これがこのゲームの動きをラジコン的にしている原因なのだ。スムーズな攻防が無く、かわして打てるのは結局ダッキングからのボディブローだけというファミコン時代のファミリーボクシングとあまり変わらないことになってしまっているのだ。
それはボクサーズロードの開発に携わったスタッフが参加したPS2の「はじめの一歩」でも変わらない・・・。
ゲームの序盤、選手が育っていないため、スピードが遅い事は理解できる。それはパンチスピードだったりフットワークだったりだ。
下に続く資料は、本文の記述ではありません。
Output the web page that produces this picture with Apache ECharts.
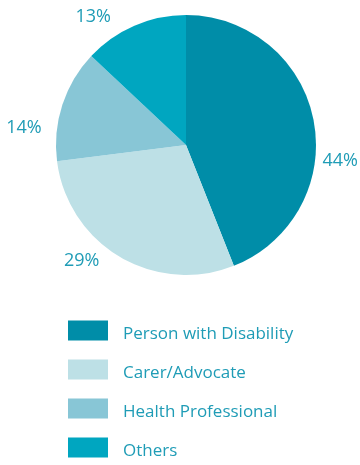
<!DOCTYPE html>
<html>
<head>
<meta charset="utf-8">
<script src="https://cdn.jsdelivr.net/npm/echarts@6/dist/echarts.min.js"></script>
<style>
  html, body { margin: 0; padding: 0; background: #ffffff; }
  #chart { width: 360px; height: 465px; }
</style>
</head>
<body>
<div id="chart"></div>
<script>
// Respondent groups and their share (%)
const categories = ['Person with Disability', 'Carer/Advocate', 'Health Professional', 'Others'];
const shares = [44, 29, 14, 13];
const colors = ['#008da8', '#bde0e6', '#88c6d6', '#00a6c0'];

// Percentage label placement around the pie: [distance from centre, angle clockwise from 12 o'clock]
const labelPolar = [[155, 96], [156, 222], [163, 276], [158, 324]];

const pieCenter = [186, 145];
const textColor = '#1f9cb6';
const fontFamily = '"Open Sans", "Noto Sans", sans-serif';

const chart = echarts.init(document.getElementById('chart'), null, { renderer: 'canvas' });

chart.setOption({
  animation: false,
  legend: {
    orient: 'vertical',
    left: 68,
    top: 318,
    height: 200,
    padding: 0,
    itemWidth: 40,
    itemHeight: 20,
    itemGap: 14,
    icon: 'rect',
    selectedMode: false,
    formatter: '{t|{name}}',
    textStyle: {
      color: textColor,
      fontSize: 17,
      fontFamily: fontFamily,
      padding: [0, 0, 0, 10],
      rich: {
        t: {
          color: textColor,
          fontSize: 17,
          fontFamily: fontFamily,
          lineHeight: 12,
          padding: [8, 0, 0, 0]
        }
      }
    },
    data: categories
  },
  series: [{
    type: 'pie',
    center: pieCenter,
    radius: 130,
    startAngle: 90,
    clockwise: true,
    avoidLabelOverlap: false,
    data: categories.map((name, i) => ({
      name: name,
      value: shares[i],
      itemStyle: { color: colors[i] }
    })),
    itemStyle: { borderWidth: 0 },
    label: {
      show: true,
      position: 'outside',
      formatter: '{c}%',
      color: textColor,
      fontSize: 18,
      fontFamily: fontFamily
    },
    labelLine: { show: false },
    labelLayout: function (p) {
      const [dist, deg] = labelPolar[p.dataIndex];
      const a = deg * Math.PI / 180;
      return {
        x: pieCenter[0] + dist * Math.sin(a),
        y: pieCenter[1] - dist * Math.cos(a),
        align: 'center',
        verticalAlign: 'middle'
      };
    },
    emphasis: { disabled: true }
  }]
});
</script>
</body>
</html>
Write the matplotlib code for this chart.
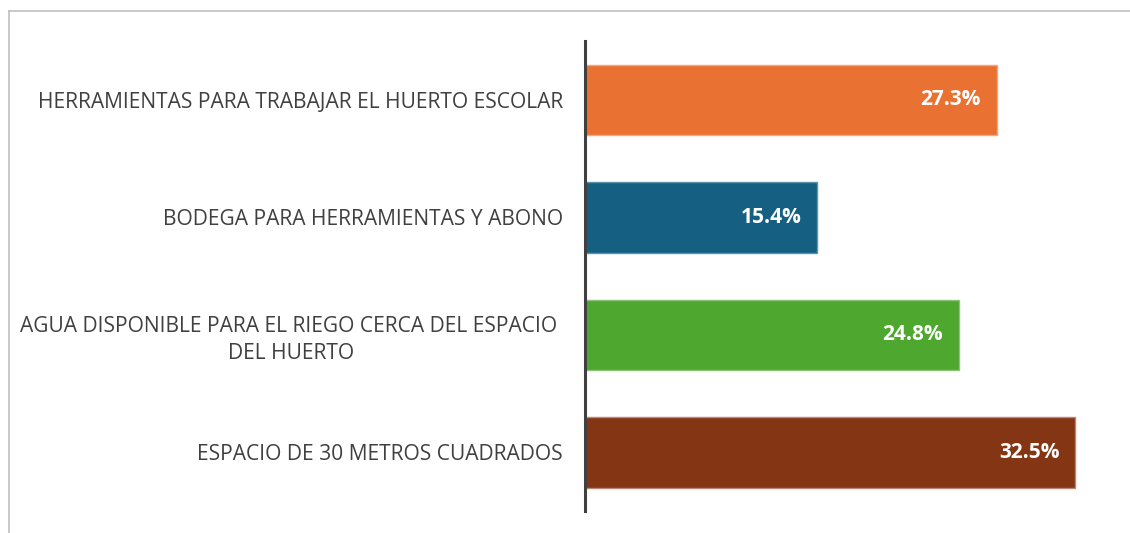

しかし選手の挙動を注意深くみてみよう。・・・フットワークの際、体が軽く浮くのだがなんとその浮くスピードも遅くなっているのだ!むろん着地するまでのスピードもゆっくりだ。まるで無重力空間にいるかのよう。これじゃ月面の宇宙飛行士だぞ!・・・・これはマズイのでわ?
アマゾンレビュー11件☆4.2
「体調管理が面白い」「一部ファンの間では絶賛」「このゲームの面白さは強く育てて初めて面白さが分かるゲームです。」
ボクサー人生を疑似体験できる点でいえば十分楽しめるでしょう。デビューから引退までの試合を振り返るエンディングが感動する。ただ、リアルなボクシングの攻防は期待できません。
これをプレイするなら動きがよりボクサーっぽくなり、モーションが豊富になったPS2「はじめの一歩」のほうがいいでしょう。・・・しかしそれでもパンチの軌道は体の向きに依存しているのは変わりませんが。